ST. LOUIS (AP) — Mark McGwire was back in his element, holding court in St. Louis.
Most major league coaches do their jobs in virtual anonymity behind the scenes. McGwire, however, is no ordinary hitting instructor and his homecoming is a juicy, natural subplot in this NL championship series.
Once a star slugger for the Cardinals and later their batting coach, McGwire now serves in that role with the Los Angeles Dodgers on manager Don Mattingly’s staff. So on Thursday evening, none of the players on either team received nearly as much attention at Busch Stadium.
A swarm of reporters surrounded Big Mac near the batting cage before the Dodgers’ workout. He noticed the boom mike that hovered over the crowd and repeated answers to the second and third waves.
When talk turned to the best-of-seven NLCS, which begins Friday night in St. Louis, McGwire said he wasn’t surprised the Cardinals stand in the way of the Dodgers’ drive for their first pennant in a quarter-century.
“You know what? I think everybody figured you’re going to have to go through St. Louis to get to the World Series,” McGwire said. “Here we are. It’s going to be a good series.”
Compared to his heyday, McGwire judged the gathering small. He still has in-laws in the area and said they’ll be “sitting in red seats but wearing blue.”

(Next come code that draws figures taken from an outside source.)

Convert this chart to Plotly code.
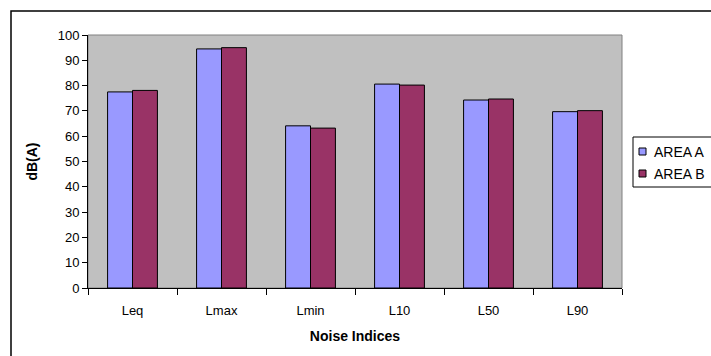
import plotly.graph_objects as go

categories = ["Leq", "Lmax", "Lmin", "L10", "L50", "L90"]
area_a = [77.5, 94.5, 64.1, 80.6, 74.3, 69.7]
area_b = [78.1, 95.0, 63.2, 80.2, 74.7, 70.1]
y_ticks = list(range(0, 101, 10))

series_names = ["AREA A", "AREA B"]
series_colors = ["#9999FF", "#993366"]

W, H = 711, 356
L, R, T, B = 88, 89, 35, 68
pw, ph = W - L - R, H - T - B


def px_x(p):
    return (p - L) / pw


def px_y(p):
    return (H - B - p) / ph


font = "Liberation Sans, Arial, sans-serif"

fig = go.Figure()
for name, vals, col in zip(series_names, [area_a, area_b], series_colors):
    fig.add_trace(go.Bar(name=name, x=categories, y=vals, showlegend=False,
                         marker=dict(color=col, line=dict(color="#000000", width=1))))

shapes = [
    # grey outline around the plot area
    dict(type="rect", xref="paper", yref="paper", x0=0, y0=0, x1=1, y1=1,
         line=dict(color="#808080", width=1), layer="below"),
    # outer chart border
    dict(type="rect", xref="paper", yref="paper",
         x0=px_x(11), y0=px_y(365), x1=px_x(725), y1=px_y(11),
         line=dict(color="#000000", width=1.5)),
    # legend box
    dict(type="rect", xref="paper", yref="paper",
         x0=px_x(633), y0=px_y(187), x1=px_x(720), y1=px_y(137),
         line=dict(color="#000000", width=1), fillcolor="white"),
]
annotations = []
for i, (name, col) in enumerate(zip(series_names, series_colors)):
    cy = 151.5 + i * 22
    shapes.append(dict(type="rect", xref="paper", yref="paper",
                       x0=px_x(639), x1=px_x(646), y0=px_y(cy + 3.5), y1=px_y(cy - 3.5),
                       line=dict(color="#000000", width=1), fillcolor=col))
    annotations.append(dict(xref="paper", yref="paper", x=px_x(652), y=px_y(cy),
                            xanchor="left", yanchor="middle", showarrow=False,
                            text=name, font=dict(size=14)))

fig.update_layout(
    width=W, height=H,
    margin=dict(l=L, r=R, t=T, b=B, autoexpand=False),
    paper_bgcolor="white",
    plot_bgcolor="#C0C0C0",
    barmode="group",
    bargap=0.44,
    bargroupgap=0,
    showlegend=False,
    font=dict(family=font, size=13, color="#000000"),
    xaxis=dict(
        tickson="boundaries", ticks="outside", ticklen=6, tickcolor="#000000",
        showline=True, linecolor="#000000", linewidth=1,
        showgrid=False, ticklabelstandoff=10,
        title=dict(text="<b>Noise Indices</b>", font=dict(size=14), standoff=14),
    ),
    yaxis=dict(
        range=[0, 100], tickvals=y_ticks, ticks="outside", ticklen=5,
        tickcolor="#000000", showline=True, linecolor="#000000", linewidth=1,
        showgrid=False, zeroline=False,
        title=dict(text="<b>dB(A)</b>", font=dict(size=14), standoff=16),
    ),
    shapes=shapes,
    annotations=annotations,
)

fig.write_html("out.html")
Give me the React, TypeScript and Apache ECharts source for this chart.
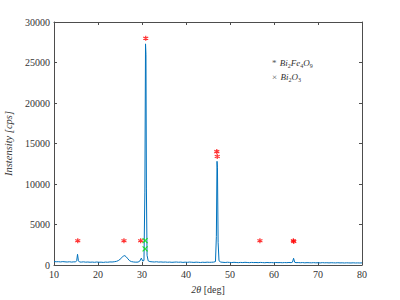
import React, { useEffect, useRef } from "react";
import * as echarts from "echarts";

const twoTheta = [
  10, 10.5, 11, 11.5, 12, 12.5, 13, 13.5, 14, 14.5, 14.9, 15.15, 15.35, 15.55, 15.8, 16.2, 16.7, 17.2, 17.7, 18.2,
  18.7, 19.2, 19.7, 20.2, 20.7, 21.2, 21.7, 22.2, 22.7, 23.2, 23.7, 24.2, 24.6, 25.0, 25.4, 25.8, 26.1, 26.4, 26.8, 27.2,
  27.6, 28.1, 28.6, 29.1, 29.5, 29.85, 30.15, 30.45, 30.65, 30.8, 30.9, 31.0, 31.15, 31.4, 31.8, 32.3, 32.8, 33.3, 33.8, 34.3,
  34.8, 35.3, 35.8, 36.3, 36.8, 37.3, 37.8, 38.3, 38.8, 39.3, 39.8, 40.3, 40.8, 41.3, 41.8, 42.3, 42.8, 43.3, 43.8, 44.3,
  44.8, 45.3, 45.8, 46.3, 46.7, 46.9, 47.05, 47.15, 47.3, 47.5, 47.9, 48.4, 48.9, 49.4, 49.9, 50.4, 50.9, 51.4, 51.9, 52.4,
  52.9, 53.4, 53.9, 54.4, 54.9, 55.4, 55.9, 56.4, 56.9, 57.4, 57.9, 58.4, 58.9, 59.4, 59.9, 60.4, 60.9, 61.4, 61.9, 62.4,
  62.9, 63.4, 63.9, 64.2, 64.45, 64.7, 65.0, 65.5, 66.0, 66.5, 67.0, 67.5, 68.0, 68.5, 69.0, 69.5, 70.0, 70.5, 71.0, 71.5,
  72.0, 72.5, 73.0, 73.5, 74.0, 74.5, 75.0, 75.5, 76.0, 76.5, 77.0, 77.5, 78.0, 78.5, 79.0, 79.5, 80,
];

const intensity = [
  430, 400, 410, 380, 420, 390, 370, 400, 360, 390, 380, 520, 1320, 520, 370, 360, 390, 350, 370, 340,
  360, 330, 370, 340, 350, 320, 360, 340, 380, 370, 400, 450, 540, 700, 900, 1130, 1150, 1020, 760, 520,
  420, 370, 350, 360, 480, 850, 480, 560, 9000, 27300, 26000, 9500, 1200, 520, 420, 390, 370, 400, 360, 380,
  350, 370, 340, 360, 330, 350, 370, 340, 360, 320, 350, 330, 360, 340, 320, 350, 330, 310, 340, 320,
  350, 330, 340, 360, 420, 3500, 12800, 12000, 2800, 520, 360, 330, 310, 340, 320, 300, 330, 310, 290, 320,
  300, 330, 310, 290, 320, 300, 310, 290, 320, 300, 280, 310, 290, 300, 280, 310, 290, 300, 280, 300,
  290, 310, 290, 350, 830, 340, 290, 300, 280, 300, 270, 290, 280, 270, 290, 270, 280, 260, 290, 270,
  280, 260, 280, 270, 260, 280, 260, 270, 250, 270, 260, 250, 270, 250, 260, 250, 260,
];

const bfoTheta = [15.4, 25.9, 29.7, 30.85, 47.0, 47.1, 56.8, 64.4, 64.5];
const bfoIntensity = [3000, 3000, 3000, 28000, 14000, 13400, 3000, 3000, 2900];
const bi2o3Theta = [30.7, 30.7];
const bi2o3Intensity = [3000, 2000];

const xTicks = [10, 20, 30, 40, 50, 60, 70, 80];
const yTicks = [0, 5000, 10000, 15000, 20000, 25000, 30000];

const ASTERISK = "path://M0,-5L0,5M-4.33,-2.5L4.33,2.5M-4.33,2.5L4.33,-2.5";
const CROSS = "path://M-4,-4L4,4M-4,4L4,-4";
const FONT = "Liberation Serif";
const AXIS = "#4d4d4d";

export default function App() {
  const ref = useRef<HTMLDivElement>(null);
  useEffect(() => {
    if (!ref.current) return;
    const chart = echarts.init(ref.current, null, { renderer: "svg" });
    const xMin = xTicks[0];
    const xMax = xTicks[xTicks.length - 1];
    const xInt = xTicks[1] - xTicks[0];
    const yMin = yTicks[0];
    const yMax = yTicks[yTicks.length - 1];
    const yInt = yTicks[1] - yTicks[0];
    const axisCommon = {
      axisLine: { show: true, onZero: false, lineStyle: { color: AXIS, width: 1 } },
      axisTick: { show: true, inside: true, length: 3, lineStyle: { color: AXIS } },
      splitLine: { show: false },
    };
    chart.setOption({
      animation: false,
      backgroundColor: "#ffffff",
      textStyle: { fontFamily: FONT },
      grid: { left: 54, top: 22, right: 38, bottom: 35, containLabel: false, outerBoundsMode: "none" },
      xAxis: [
        {
          type: "value",
          min: xMin,
          max: xMax,
          interval: xInt,
          ...axisCommon,
          axisLabel: { color: "#333", fontFamily: FONT, fontSize: 10, margin: 4, formatter: (v: number) => String(v) },
          name: "{i|2θ} [deg]",
          nameLocation: "middle",
          nameGap: 19,
          nameTextStyle: {
            color: "#333",
            fontFamily: FONT,
            fontSize: 10,
            rich: { i: { fontStyle: "italic", fontFamily: FONT, fontSize: 10, color: "#333" } },
          },
        },
        {
          type: "value",
          position: "top",
          min: xMin,
          max: xMax,
          interval: xInt,
          ...axisCommon,
          axisLabel: { show: false },
        },
      ],
      yAxis: [
        {
          type: "value",
          min: yMin,
          max: yMax,
          interval: yInt,
          ...axisCommon,
          axisLabel: { color: "#333", fontFamily: FONT, fontSize: 10, margin: 4, formatter: (v: number) => String(v) },
          name: "Instensity [cps]",
          nameLocation: "middle",
          nameGap: 36,
          nameRotate: 90,
          nameTextStyle: { color: "#333", fontFamily: FONT, fontSize: 10.5, fontStyle: "italic" },
        },
        {
          type: "value",
          position: "right",
          min: yMin,
          max: yMax,
          interval: yInt,
          ...axisCommon,
          axisLabel: { show: false },
        },
      ],
      series: [
        {
          name: "XRD",
          type: "line",
          data: twoTheta.map((t, i) => [t, intensity[i]]),
          showSymbol: false,
          lineStyle: { color: "#0072BD", width: 1 },
          itemStyle: { color: "#0072BD" },
          z: 2,
        },
        {
          name: "Bi2Fe4O9",
          type: "scatter",
          data: bfoTheta.map((t, i) => [t, bfoIntensity[i]]),
          symbol: ASTERISK,
          symbolSize: 5,
          itemStyle: { color: "rgba(0,0,0,0)", borderColor: "#ff0000", borderWidth: 1.2 },
          z: 3,
        },
        {
          name: "Bi2O3",
          type: "scatter",
          data: bi2o3Theta.map((t, i) => [t, bi2o3Intensity[i]]),
          symbol: CROSS,
          symbolSize: 5,
          itemStyle: { color: "rgba(0,0,0,0)", borderColor: "#00e000", borderWidth: 1.2 },
          z: 3,
        },
      ],
      graphic: [
        {
          type: "text",
          left: 272,
          top: 57,
          style: {
            text: "{s|*} {i|Bi}{sub|2}{i|Fe}{sub|4}{i|O}{sub|9}",
            rich: {
              s: { fontSize: 9, fill: "#555", fontFamily: FONT },
              i: { fontSize: 9, fontStyle: "italic", fill: "#333", fontFamily: FONT },
              sub: { fontSize: 6, fill: "#333", fontFamily: FONT, padding: [5, 0, 0, 0] },
            },
          },
        },
        {
          type: "text",
          left: 272,
          top: 71,
          style: {
            text: "{s|×} {i|Bi}{sub|2}{i|O}{sub|3}",
            rich: {
              s: { fontSize: 9, fill: "#555", fontFamily: FONT },
              i: { fontSize: 9, fontStyle: "italic", fill: "#333", fontFamily: FONT },
              sub: { fontSize: 6, fill: "#333", fontFamily: FONT, padding: [5, 0, 0, 0] },
            },
          },
        },
      ],
    });
    return () => chart.dispose();
  }, []);
  return <div ref={ref} style={{ width: 400, height: 300, position: "absolute", left: 0, top: 0 }} />;
}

McGwire knows Cardinals hitters well after spending the previous three seasons with them, and agrees with St. Louis manager Mike Matheny that his familiarity could prove useful.
“You can go through that clubhouse and realize that he’s got his fingerprint on quite a few of them,” Matheny said. “I was blown away at how a superstar player can also be a superstar coach.”
Before leaving for the West Coast to take a job closer to home, McGwire said he predicted stardom for Cardinals leadoff man Matt Carpenter, who had a breakout season this year and became an All-Star. McGwire’s successor, John Mabry, felt the same way.
“I’d have to say he’s going to be in the talks for the MVP,” McGwire said about Carpenter. “I’m very, very proud of him. A hard worker. He’s just a baseball rat.”
It is McGwire’s second trip this season to St. Louis, where he’s always been a fan favorite. The former All-Star first baseman was instantly welcomed back from his baseball exile, which stemmed from steroid use that tainted his record-breaking home run feats.
The reception was warm in August, although McGwire is a bit curious about the greeting he’ll get when the Dodgers line up for pregame introductions Friday night.
“It’ll be interesting,” McGwire said. “It’ll be really fun.”
McGwire praised Carpenter’s emergence, and said Dodgers shortstop Hanley Ramirez never needed much help.
“I worked with a couple guys over there that are pretty good, but Hanley’s devastating,” McGwire said. “He’s on another planet.
“I don’t think anybody hits the ball harder.”